The automaker expects adjusted earnings before interest and taxes in the range of $1.4 billion to $1.7 billion when it reports results in October. The preliminary estimate is well below the $3.7 billion in adjusted EBIT Ford reported last quarter and the $3 billion it earned a year earlier. Shortages of key parts will also keep its inventory of half-completed vehicles elevated, according to a statement Sept. 19.
Ford’s shares fell 8.6% to $13.65 at 9:41 a.m. Sept. 20 in New York. The stock declined 28% this year through Sept. 19’s close.
The manufacturer is the latest household name to cite economic pressures weighing on operations. From FedEx Corp. to General Electric Co. to McDonald’s Corp., companies are pointing to flagging demand, stubborn supply-chain snags and the growing possibility of a recession.
Ford’s warning comes as the Federal Reserve is expected during the week of Sept. 19 to raise interest rates again in the fight against inflation, which has moderated little in recent months.

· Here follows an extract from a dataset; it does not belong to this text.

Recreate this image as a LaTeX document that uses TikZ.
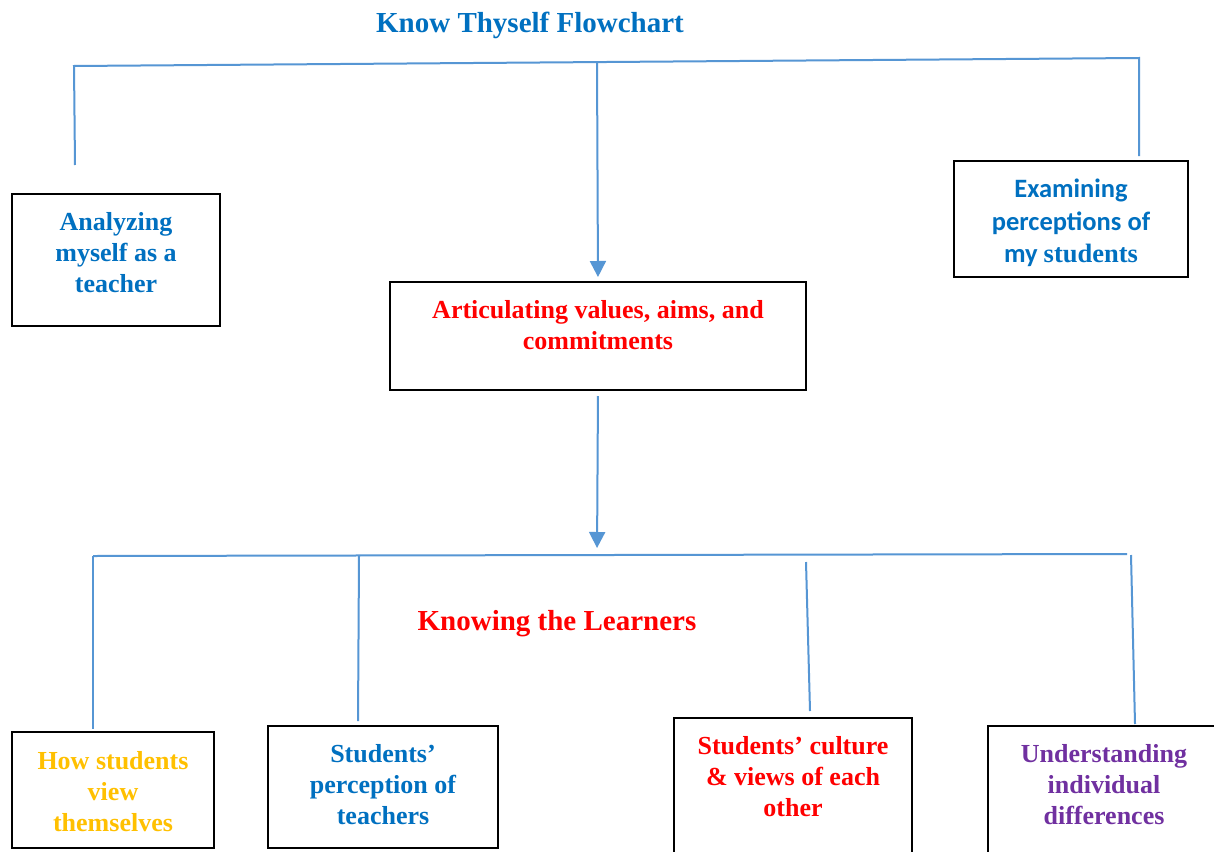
\documentclass[tikz,border=0pt]{standalone}
\usepackage{fontspec}
\setmainfont{Liberation Serif}
\newfontfamily\calfont{Carlito}
\usetikzlibrary{arrows.meta}
\definecolor{lineblue}{RGB}{86,150,212}
\definecolor{tblue}{RGB}{0,112,192}
\definecolor{tred}{RGB}{255,0,0}
\definecolor{tgold}{RGB}{255,192,0}
\definecolor{tpurple}{RGB}{112,48,160}
\begin{document}
\begin{tikzpicture}[x=1pt,y=-1pt,
  box/.style={draw=black, line width=2pt, inner sep=0pt},
  txt/.style={font=\bfseries\fontsize{26}{31}\selectfont, align=center, inner sep=0pt},
  head/.style={font=\bfseries\fontsize{29}{34}\selectfont, inner sep=0pt},
  conn/.style={draw=lineblue, line width=2pt},
  arr/.style={conn, -{Triangle[width=16pt,length=16pt]}}]
\useasboundingbox (0,0) rectangle (1214,851);
\clip (0,0) rectangle (1214,851);
\fill[white] (0,0) rectangle (1214,851);

% title
\node[head, text=tblue] (title) at (530,25) {Know Thyself Flowchart};

% boxes
\node[box, minimum width=208, minimum height=132] (A) at (116,260) {};
\node[box, minimum width=234, minimum height=116] (E) at (1071,219) {};
\node[box, minimum width=416, minimum height=108] (C) at (598,336) {};
\node[box, minimum width=202, minimum height=116] (H) at (113,790) {};
\node[box, minimum width=230, minimum height=122] (S) at (383,787) {};
\node[box, minimum width=238, minimum height=182] (Cu) at (793,809) {};
\node[box, minimum width=252, minimum height=174] (U) at (1114,813) {};

% texts
\node[txt, text=tblue] (At) at (116,253) {Analyzing\\myself as a\\teacher};
\node[txt, text=tblue, font=\calfont\bfseries\fontsize{26.5}{32.5}\selectfont] (Et) at (1071,223) {Examining\\perceptions of\\my {\rmfamily students}};
\node[txt, text=tred] (Ct) at (598,325) {Articulating values, aims, and\\commitments};
\node[txt, text=tgold] (Ht) at (113,792) {How students\\view\\themselves};
\node[txt, text=tblue] (St) at (383,785) {Students’\\perception of\\teachers};
\node[txt, text=tred] (Cut) at (793,777) {Students’ culture\\\& views of each\\other};
\node[txt, text=tpurple] (Ut) at (1104,785) {Understanding\\individual\\differences};
\node[head, text=tred] (KL) at (557,624) {Knowing the Learners};

% top tree
\coordinate (tl) at (74,66);
\coordinate (tr) at (1139,58);
\coordinate (tm) at (597,63);
\coordinate (tlend) at (75,165);
\draw[conn] (tlend) -- (tl) -- (tr) -- ([yshift=4pt]E.north -| tr);
\draw[arr, shorten >=4pt] (tm) -- (C.north);

% middle arrow
\coordinate (bm) at (597,555);
\draw[arr, shorten <=5pt, shorten >=7pt] (C.south) -- (bm);

% bottom tree
\coordinate (b1) at (93,556);
\coordinate (b2) at (359,556);
\coordinate (b3) at (806,562);
\coordinate (b4) at (1131,555);
\coordinate (bend) at (1127,554);
\draw[conn] (b1) -- (bend);
\draw[conn] (b1) -- ([yshift=2pt]H.north -| b1);
\draw[conn] (b2) -- ([xshift=-1pt,yshift=4pt]S.north -| b2);
\draw[conn] (b3) -- ([xshift=4pt,yshift=6pt]Cu.north -| b3);
\draw[conn] (b4) -- ([xshift=4pt,yshift=1pt]U.north -| b4);
\end{tikzpicture}
\end{document}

Ford now anticipates that the number of partially built vehicles — which it described as “largely high-margin trucks and SUVs” — will stand at around 40,000 to 45,000 as of the end of the third quarter, which ends Sept. 30. It expressed confidence that it could complete and sell those vehicles by the end of the year.
The carmaker said it still expects to earn $11.5 billion to $12.5 billion for the full year, unchanged from its previous forecast. Ford will “provide more dimension” about its financial expectations for 2022 along with its quarterly earnings report on Oct. 26.
Still, the inventory issue shows automakers continue to struggle with ongoing parts shortages. Ford’s latest comments echo those of rival General Motors Co., which said in July that was trying to cut down its inventory of partially completed vehicles, which had swelled amid short supplies of semiconductors.